Instructions to follow: Begin with the first line of the material and copy each line word for word through the line that contains "ax.tick_params(which='minor', length=0)"; the pictures are left out.

start Dataset section

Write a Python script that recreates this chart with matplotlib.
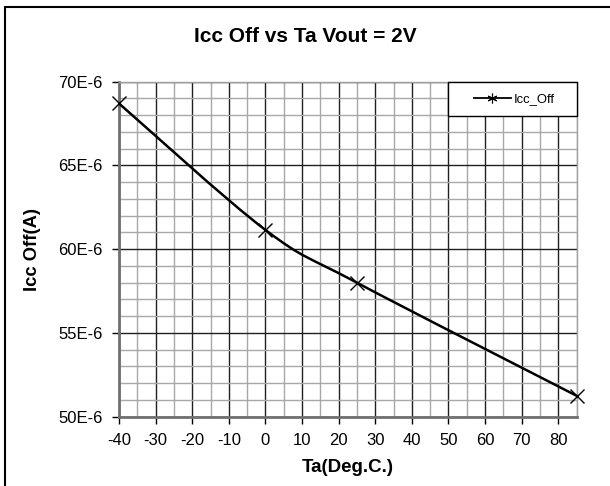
import numpy as np
import matplotlib.pyplot as plt
from matplotlib.path import Path
from matplotlib.patches import PathPatch, Rectangle
from matplotlib.lines import Line2D
from matplotlib.ticker import MultipleLocator, FuncFormatter

plt.rcParams['font.family'] = ['Liberation Sans', 'DejaVu Sans']
plt.rcParams['axes.unicode_minus'] = False

# data
ta = [-40, 0, 25, 85]
icc_off = [68.7e-6, 61.15e-6, 58.0e-6, 51.25e-6]

fig = plt.figure(figsize=(6.1, 4.86), dpi=100)
ax = fig.add_axes([119 / 610, 1 - 416.7 / 486, (576.6 - 119) / 610, (416.7 - 81.7) / 486])

# outer chart border (Excel style)
fig.patches.append(Rectangle((5 / 610, -0.05), 1.1, 1 - 6.5 / 486 + 0.05, transform=fig.transFigure,
                             fill=False, edgecolor='black', linewidth=1.5))

ax.set_xlim(-40, 85)
ax.set_ylim(50e-6, 70e-6)
ax.xaxis.set_major_locator(MultipleLocator(10))
ax.xaxis.set_minor_locator(MultipleLocator(5))
ax.yaxis.set_major_locator(MultipleLocator(5e-6))
ax.yaxis.set_minor_locator(MultipleLocator(1e-6))
ax.yaxis.set_major_formatter(FuncFormatter(lambda v, p: f"{v * 1e6:.0f}E-6"))

ax.grid(which='minor', color='#a8a8a8', linewidth=1.0)
ax.grid(which='major', color='#202020', linewidth=1.0)
ax.set_axisbelow(True)

for s in ['top', 'right']:
    ax.spines[s].set_color('#a0a0a0')
    ax.spines[s].set_linewidth(1.0)
for s in ['left', 'bottom']:
    ax.spines[s].set_color('#707070')
    ax.spines[s].set_linewidth(2.0)

ax.tick_params(which='major', direction='out', length=5, width=1, color='black', labelsize=12)
ax.tick_params(axis='x', pad=7)
ax.tick_params(axis='y', pad=7)
ax.tick_params(which='minor', length=0)

# smoothed line like Excel (Catmull-Rom as cubic Bezier)
pts = np.column_stack([ta, icc_off])
ext = np.vstack([pts[0], pts, pts[-1]])
verts = [tuple(pts[0])]
codes = [Path.MOVETO]
for i in range(1, len(ext) - 2):
    p0, p1, p2, p3 = ext[i - 1], ext[i], ext[i + 1], ext[i + 2]
    c1 = p1 + (p2 - p0) / 6
    c2 = p2 - (p3 - p1) / 6
    verts += [tuple(c1), tuple(c2), tuple(p2)]
    codes += [Path.CURVE4] * 3
ax.add_patch(PathPatch(Path(verts, codes), fill=False, edgecolor='black', linewidth=1.8, zorder=3))
ax.plot(ta, icc_off, linestyle='none', marker='x', markersize=10, markeredgewidth=1.0,
        color='black', zorder=4, clip_on=False)

# legend box drawn by hand, entries placed inside
ax.add_patch(Rectangle((0.719, 0.8985), 0.281, 0.1015, transform=ax.transAxes,
                       facecolor='white', edgecolor='black', linewidth=1.0, zorder=5,
                       clip_on=False))
handle = Line2D([], [], color='black', linewidth=1.3, marker=(6, 2, 0), markersize=7,
                markeredgewidth=0.8)
leg = ax.legend([handle], ['Icc_Off'], loc='center', fontsize=9.4, frameon=False,
                handlelength=2.8, handletextpad=0.25, borderpad=0,
                bbox_to_anchor=(0.864, 0.948))
leg.set_zorder(6)

ax.set_xlabel('Ta(Deg.C.)', fontsize=13.5, fontweight='bold', labelpad=8)
ax.set_ylabel('Icc Off(A)', fontsize=13.2, fontweight='bold', labelpad=12)
fig.text(0.5, 1 - 37 / 486, 'Icc Off vs Ta Vout = 2V', ha='center', va='center',
         fontsize=15, fontweight='bold')

fig.savefig('out.png', dpi=100)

end Dataset section

Output for this task:
Write a Python script that recreates this chart with matplotlib.
import numpy as np
import matplotlib.pyplot as plt
from matplotlib.path import Path
from matplotlib.patches import PathPatch, Rectangle
from matplotlib.lines import Line2D
from matplotlib.ticker import MultipleLocator, FuncFormatter

plt.rcParams['font.family'] = ['Liberation Sans', 'DejaVu Sans']
plt.rcParams['axes.unicode_minus'] = False

# data
ta = [-40, 0, 25, 85]
icc_off = [68.7e-6, 61.15e-6, 58.0e-6, 51.25e-6]

fig = plt.figure(figsize=(6.1, 4.86), dpi=100)
ax = fig.add_axes([119 / 610, 1 - 416.7 / 486, (576.6 - 119) / 610, (416.7 - 81.7) / 486])

# outer chart border (Excel style)
fig.patches.append(Rectangle((5 / 610, -0.05), 1.1, 1 - 6.5 / 486 + 0.05, transform=fig.transFigure,
                             fill=False, edgecolor='black', linewidth=1.5))

ax.set_xlim(-40, 85)
ax.set_ylim(50e-6, 70e-6)
ax.xaxis.set_major_locator(MultipleLocator(10))
ax.xaxis.set_minor_locator(MultipleLocator(5))
ax.yaxis.set_major_locator(MultipleLocator(5e-6))
ax.yaxis.set_minor_locator(MultipleLocator(1e-6))
ax.yaxis.set_major_formatter(FuncFormatter(lambda v, p: f"{v * 1e6:.0f}E-6"))

ax.grid(which='minor', color='#a8a8a8', linewidth=1.0)
ax.grid(which='major', color='#202020', linewidth=1.0)
ax.set_axisbelow(True)

for s in ['top', 'right']:
    ax.spines[s].set_color('#a0a0a0')
    ax.spines[s].set_linewidth(1.0)
for s in ['left', 'bottom']:
    ax.spines[s].set_color('#707070')
    ax.spines[s].set_linewidth(2.0)

ax.tick_params(which='major', direction='out', length=5, width=1, color='black', labelsize=12)
ax.tick_params(axis='x', pad=7)
ax.tick_params(axis='y', pad=7)
ax.tick_params(which='minor', length=0)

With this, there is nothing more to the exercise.